Around the same time, Shafak decided to write her new book in English. The Saint of Incipient Insanities, published by Farrar, Straus and Giroux in 2004, differs from her previous novels by setting the action outside of Turkey. The book’s characters are Omer, Abed and Piyu, friends in their 20s who arrive in Boston and live as roommates. For the first time in Shafak’s fiction, Istanbul appears as little more than backstory. For her critics, Shafak’s bilingual turn was further proof of her suspicious political agency.

Meanwhile, she continued to explore the legacy of Ottoman Armenians in The Bastard of Istanbul, her second novel to be written in English. In June 2006, the Beyoğlu Prosecutor’s Office in Istanbul opened a case against the novel for “denigrating Turkishness,” a crime that had been created just a year before through the Turkish Penal Code’s Article 301. By 2007, more than a thousand scholars, journalists and activists, were accused of breaking this law. Many of these court cases originated with Kemal Kerinçsiz, the leader of the Great Jurists Union, a small organization of nationalist lawyers. Kerinçsiz opened 40 Article 301 cases, including ones against the Turkish Nobel laureate Pamuk and the Turkish Armenian journalist Hrant Dink. Pamuk was acquitted; Dink was sentenced to six months in jail and later shot in the head by a 17-year-old Turkish ultranationalist in central Istanbul.

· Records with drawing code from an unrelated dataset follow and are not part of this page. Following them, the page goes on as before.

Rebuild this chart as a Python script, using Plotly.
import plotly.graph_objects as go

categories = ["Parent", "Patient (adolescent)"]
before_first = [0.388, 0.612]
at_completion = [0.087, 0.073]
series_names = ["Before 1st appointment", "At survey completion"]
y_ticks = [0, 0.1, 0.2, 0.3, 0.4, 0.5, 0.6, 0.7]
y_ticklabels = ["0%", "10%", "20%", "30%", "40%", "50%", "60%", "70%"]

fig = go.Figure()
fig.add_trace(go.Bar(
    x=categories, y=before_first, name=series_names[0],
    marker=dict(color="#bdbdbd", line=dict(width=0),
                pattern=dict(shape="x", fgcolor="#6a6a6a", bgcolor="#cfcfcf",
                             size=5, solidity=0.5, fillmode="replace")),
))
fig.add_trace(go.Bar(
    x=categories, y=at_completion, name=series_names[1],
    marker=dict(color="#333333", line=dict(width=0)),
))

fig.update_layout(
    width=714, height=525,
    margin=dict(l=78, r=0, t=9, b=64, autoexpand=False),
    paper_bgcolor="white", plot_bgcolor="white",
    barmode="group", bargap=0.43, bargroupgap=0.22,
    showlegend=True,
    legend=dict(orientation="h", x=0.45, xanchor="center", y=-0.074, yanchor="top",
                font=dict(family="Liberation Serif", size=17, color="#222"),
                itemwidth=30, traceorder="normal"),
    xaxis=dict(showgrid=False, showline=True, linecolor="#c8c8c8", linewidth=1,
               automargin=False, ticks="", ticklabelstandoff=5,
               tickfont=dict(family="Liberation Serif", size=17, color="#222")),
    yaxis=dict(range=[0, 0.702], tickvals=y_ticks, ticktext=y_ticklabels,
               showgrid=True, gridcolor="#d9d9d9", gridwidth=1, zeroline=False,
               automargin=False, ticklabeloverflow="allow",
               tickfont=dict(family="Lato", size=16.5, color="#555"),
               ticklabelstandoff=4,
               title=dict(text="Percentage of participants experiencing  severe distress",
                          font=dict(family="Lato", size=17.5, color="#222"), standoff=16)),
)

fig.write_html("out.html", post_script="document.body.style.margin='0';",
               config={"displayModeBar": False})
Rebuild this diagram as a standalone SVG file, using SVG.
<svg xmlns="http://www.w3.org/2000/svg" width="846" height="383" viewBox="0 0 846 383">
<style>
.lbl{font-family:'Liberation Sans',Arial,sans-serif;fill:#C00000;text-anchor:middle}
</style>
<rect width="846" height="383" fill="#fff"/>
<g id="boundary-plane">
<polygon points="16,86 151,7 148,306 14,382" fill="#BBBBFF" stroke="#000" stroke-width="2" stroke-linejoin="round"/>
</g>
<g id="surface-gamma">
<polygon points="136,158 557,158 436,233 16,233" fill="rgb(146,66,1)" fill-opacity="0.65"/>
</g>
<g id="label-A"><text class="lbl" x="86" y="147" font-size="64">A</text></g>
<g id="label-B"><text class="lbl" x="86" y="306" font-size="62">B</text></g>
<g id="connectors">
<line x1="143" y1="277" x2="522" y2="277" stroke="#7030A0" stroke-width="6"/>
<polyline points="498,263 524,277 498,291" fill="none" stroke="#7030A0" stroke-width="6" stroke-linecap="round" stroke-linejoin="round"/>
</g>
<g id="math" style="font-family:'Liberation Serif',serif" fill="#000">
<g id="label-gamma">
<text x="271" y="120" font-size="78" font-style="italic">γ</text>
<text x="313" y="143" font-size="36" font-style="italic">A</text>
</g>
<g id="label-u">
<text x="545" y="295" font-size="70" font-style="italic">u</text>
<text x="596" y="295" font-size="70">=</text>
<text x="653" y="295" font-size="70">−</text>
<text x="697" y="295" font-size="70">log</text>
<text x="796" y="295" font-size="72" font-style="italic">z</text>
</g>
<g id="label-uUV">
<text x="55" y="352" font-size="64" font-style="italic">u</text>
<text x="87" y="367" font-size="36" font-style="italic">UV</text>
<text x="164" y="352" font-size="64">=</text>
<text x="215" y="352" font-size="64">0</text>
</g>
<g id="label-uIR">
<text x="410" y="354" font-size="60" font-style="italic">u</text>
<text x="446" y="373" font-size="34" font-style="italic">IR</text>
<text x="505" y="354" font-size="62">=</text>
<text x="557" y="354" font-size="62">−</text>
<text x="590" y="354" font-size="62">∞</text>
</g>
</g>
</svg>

Now appointed to top positions in media funded by the AKP government, ultranationalists reheated their old arguments about Shafak “betraying the nation.”

Still, the Turkish government at the time seemed proud of Shafak’s achievements. Some AKP officials may have even hoped that her novels could change views about Turkey and Islam in the West. Shafak’s rise coincided with a period when the Turkish government was more actively looking to the EU, reforming its civil code and relaxing bans on Kurdish culture. Shafak and her novels celebrated the heterodox histories of Islamic culture. Her international fame accompanied growing hopes about Turkey’s successful intermingling of democracy, religion and capitalism.

By the early 2010s, magazines, newspapers and television networks were interviewing her with increasing frequency. She even appeared in a television commercial for the official credit card of Turkish Airlines. Shot in London, the ad shows the novelist reminiscing about her life and her refusal to please those who said she was flying too high with her bilingualism. At the end of the commercial, a voice-over praises Shafak’s ability to “fly higher than anyone else.”